- Sinokan Location within Iran
- Coordinates: 27°38′41″N 62°32′11″E﻿ / ﻿27.64472°N 62.53639°E
- Country: Iran
- Province: Sistan and Baluchestan
- County: Golshan
- District: Central
- Rural District: Sinokan

Population (2016)
- • Total: 1,033
- Time zone: UTC+3:30 (IRST)

= Sinokan =

Village in Sistan and Baluchestan province, Iran

Sinokan (سینوکان) is a village in, and the capital of, Sinokan Rural District of the Central District (Note: Formerly Jaleq District of Saravan County) of Golshan County, Sistan and Baluchestan province, Iran.

==Demographics==
===Population===
At the time of the 2006 National Census, the village's population was 1,127 in 218 households, when it was in Nahuk Rural District of Jaleq District (Note: Renamed the Central District of Golshan County) in Saravan County.
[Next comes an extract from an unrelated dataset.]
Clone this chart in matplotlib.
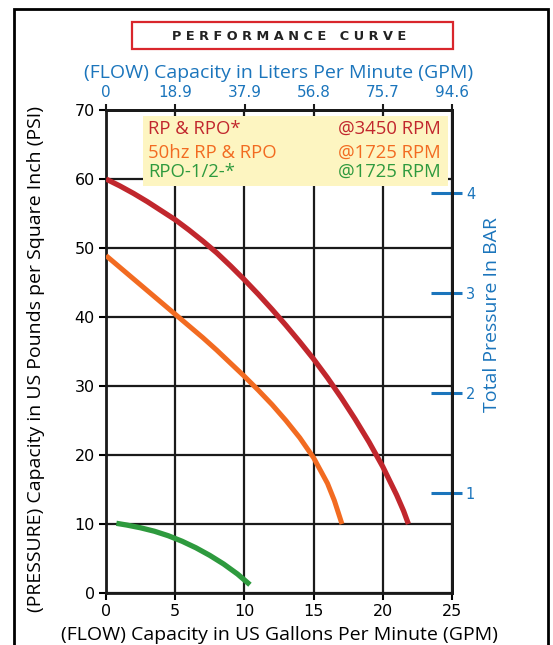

The following census in 2011 counted 837 people in 177 households. The 2016 census measured the population of the village as 1,033 people in 254 households.

In 2019, the rural district was transferred to the Central District of Saravan County. Jaleq District was separated from the county in the establishment of Golshan County and renamed the Central District. Singan was transferred to Sinokan Rural District created in the district.